Ben Peterson, the BAC's director of Practice Instruction and Student Support, encourages students to meet and speak with stakeholders. "When we design with communities as collaborators," he says, "we need to engage on a level playing field from the very start." Peterson feels that VR could be a tool for bringing community voices into design decision-making processes, to make them more transparent and ideally more inclusive. "Rather than using VR to sell ideas to users, how could we employ VR as a tool for generating dialogue about alternative, imagined possibilities?" he asks.

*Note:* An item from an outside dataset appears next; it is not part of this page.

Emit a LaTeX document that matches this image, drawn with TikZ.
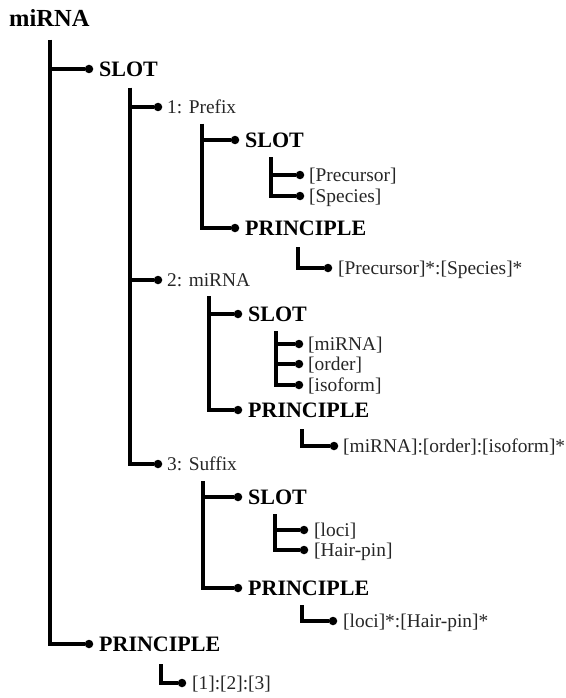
\documentclass[tikz,border=0pt]{standalone}
\usepackage{fontspec}
\setmainfont{Liberation Serif}
\begin{document}
\begin{tikzpicture}[x=1pt,y=-1pt,
  conn/.style={line width=3.4pt, line join=miter},
  dot/.style={circle, fill=black, inner sep=0pt, minimum size=8.5pt},
  title/.style={anchor=base west, inner sep=0pt, font=\bfseries\fontsize{24.5}{28}\selectfont},
  key/.style={anchor=base west, inner sep=0pt, font=\bfseries\fontsize{22}{25}\selectfont},
  item/.style={anchor=base west, inner sep=0pt, text=black!85, font=\fontsize{19.4}{23}\selectfont}]
\useasboundingbox (0,0) rectangle (565,698);

% root
\node[title] (root) at (9,27) {miRNA};
\coordinate (rootTop) at (50,40);

% level 1
\node[dot] (dSlot) at (89,69) {};
\node[key] (slot) at (99,76.5) {SLOT};
\node[dot] (dPrin) at (89,644) {};
\node[key] (prin) at (99,651.5) {PRINCIPLE};
\draw[conn] (rootTop) |- (dSlot);
\draw[conn] (rootTop) |- (dPrin);

% slots of the name
\coordinate (slotTop) at (130,88);
\node[dot] (dPre) at (158,107) {};
\node[item] (pre) at (167,113.5) {1: Prefix};
\node[dot] (dMir) at (158,280) {};
\node[item] (mir) at (167,286.5) {2: miRNA};
\node[dot] (dSuf) at (158,464) {};
\node[item] (suf) at (167,470.5) {3: Suffix};
\draw[conn] (slotTop) |- (dPre);
\draw[conn] (slotTop) |- (dMir);
\draw[conn] (slotTop) |- (dSuf);

% 1: Prefix
\coordinate (preTop) at (202,124);
\node[dot] (dPreSlot) at (235,140) {};
\node[key] (preSlot) at (245,147.5) {SLOT};
\node[dot] (dPrePrin) at (235,228) {};
\node[key] (prePrin) at (245,235.5) {PRINCIPLE};
\draw[conn] (preTop) |- (dPreSlot);
\draw[conn] (preTop) |- (dPrePrin);

\coordinate (preSlotTop) at (271,157);
\node[dot] (dPrec) at (300,175) {};
\node[item] (prec) at (309,181.5) {[Precursor]};
\node[dot] (dSpec) at (300,196) {};
\node[item] (spec) at (309,202.5) {[Species]};
\draw[conn] (preSlotTop) |- (dPrec);
\draw[conn] (preSlotTop) |- (dSpec);

\coordinate (prePrinTop) at (298,247);
\node[dot] (dPreRule) at (328,268) {};
\node[item] (preRule) at (338,274.5) {[Precursor]*:[Species]*};
\draw[conn] (prePrinTop) |- (dPreRule);

% 2: miRNA
\coordinate (mirTop) at (209,296);
\node[dot] (dMirSlot) at (238,314) {};
\node[key] (mirSlot) at (248,321.5) {SLOT};
\node[dot] (dMirPrin) at (238,410) {};
\node[key] (mirPrin) at (248,417.5) {PRINCIPLE};
\draw[conn] (mirTop) |- (dMirSlot);
\draw[conn] (mirTop) |- (dMirPrin);

\coordinate (mirSlotTop) at (276,331);
\node[dot] (dMiName) at (299,344) {};
\node[item] (miName) at (308,350.5) {[miRNA]};
\node[dot] (dOrder) at (299,364) {};
\node[item] (order) at (308,370.5) {[order]};
\node[dot] (dIso) at (299,385) {};
\node[item] (iso) at (308,391.5) {[isoform]};
\draw[conn] (mirSlotTop) |- (dMiName);
\draw[conn] (mirSlotTop) |- (dOrder);
\draw[conn] (mirSlotTop) |- (dIso);

\coordinate (mirPrinTop) at (302,429);
\node[dot] (dMirRule) at (334,446) {};
\node[item] (mirRule) at (343,452.5) {[miRNA]:[order]:[isoform]*};
\draw[conn] (mirPrinTop) |- (dMirRule);

% 3: Suffix
\coordinate (sufTop) at (203,481);
\node[dot] (dSufSlot) at (238,497) {};
\node[key] (sufSlot) at (248,504.5) {SLOT};
\node[dot] (dSufPrin) at (238,588) {};
\node[key] (sufPrin) at (248,595.5) {PRINCIPLE};
\draw[conn] (sufTop) |- (dSufSlot);
\draw[conn] (sufTop) |- (dSufPrin);

\coordinate (sufSlotTop) at (275,514);
\node[dot] (dLoci) at (304,530) {};
\node[item] (loci) at (314,536.5) {[loci]};
\node[dot] (dHair) at (304,550) {};
\node[item] (hair) at (314,556.5) {[Hair-pin]};
\draw[conn] (sufSlotTop) |- (dLoci);
\draw[conn] (sufSlotTop) |- (dHair);

\coordinate (sufPrinTop) at (302,605);
\node[dot] (dSufRule) at (333,621) {};
\node[item] (sufRule) at (343,627.5) {[loci]*:[Hair-pin]*};
\draw[conn] (sufPrinTop) |- (dSufRule);

% rule of the whole name
\coordinate (prinTop) at (161,664);
\node[dot] (dRule) at (182,683) {};
\node[item] (rule) at (192,689.5) {[1]:[2]:[3]};
\draw[conn] (prinTop) |- (dRule);
\end{tikzpicture}
\end{document}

Using VR for community engagement can help increase people's receptivity to new ideas. Recently students at the BAC used VR to showcase a carless Newbury Street. While skeptical at first, pedestrians and drivers who had the VR experience were much more interested in alternative uses of public space. María Bellalta, dean of the School of Landscape Architecture at the BAC, believes that VR can be a powerful tool for sharing ideas and understanding across cultures. "When we agreed to develop an exhibit on water with Centro Metropolitano de Arquitectura Sustenable in Mexico City," says Bellalta, "we wanted more than a static exhibit-we wanted to create a dynamic way for visitors to confront circumstances that might be difficult, based on their own prior experiences, to imagine." Working together, Bellalta and Ackerman designed a VR component to the exhibit so that visitors in Mexico City could have a first-hand feel for issues in Boston and vice versa.

VR can play a role in historic preservation, as well. Eleni Glekas, the BAC's director of Historic Preservation, can see many applications for her field. "At the simplest level, we can give people access to endangered environments, like the Caves of Lascaux, which have been exactly recreated in VR," she says. "We can also use VR to show people what historic environments looked like before they were altered or damaged." One of the challenges facing historic preservation is adapting historic structures for contemporary use. "Repurposing an old building for office or school use," says Glekas, "might entail substantial modifications for the health and safety of users today. With VR, we can make those needed changes and still preserve the original in a virtual world for users to see and appreciate."

Ackerman believes it's important for the BAC to challenge thinking about VR. "It's only natural for people to fall back on traditional uses when they confront something disruptive like VR," he says. "We want students to see that VR can be more than a better visualization tool, it can be a tool for change. By using it to bring more diverse perspectives into design, to make the process more inclusive, to share ideas across cultures, VR can have a much greater positive impact on the world than people imagine today."